O que podemos aprender com esses exemplos?

1. A empresa é um ente frágil quando desprovida de governança corporativa, não importando seu tamanho, setor de atividade ou sua força de liderança.

2. Toda empresa familiar deve preparar-se para a ausência do seu líder, independentemente da vontade dele, pois o infortúnio é uma possibilidade..

3. Cabe ao líder, preparar a sucessão que comporta a venda de seu empreendimento ainda em vida, no limite, caso não encontre forma de sucessão plausível.

4. Cabe ao empresário, se lúcido, despretensioso e preocupado com o futuro dos seus e de sua obra, estruturar uma governança alternativa, no caso de vir a faltar.

Quais as premissas básicas para um processo de liderança de reconhecido êxito em sua sucessão?

1. Preparar seus filhos, sobrinhos e netos dentro de uma perspectiva que ultrapasse o negócio.

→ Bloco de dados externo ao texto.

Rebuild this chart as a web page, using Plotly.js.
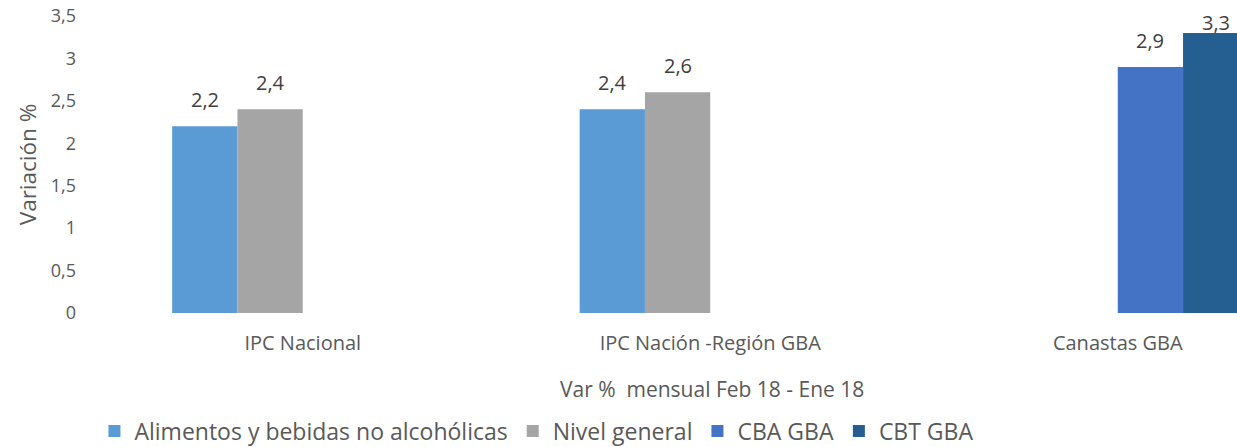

Prepará-los para a vida, eleger a educação formal e o autoconhecimento como prioridades.

2. Definir qual o seu momento de retirada do processo decisório central e posteriormente da empresa.

3. Criar processos para si e para os herdeiros, para que possam encontrar referências, auto-realização e transformação da felicidade como principal item de sucesso fora da esfera da empresa.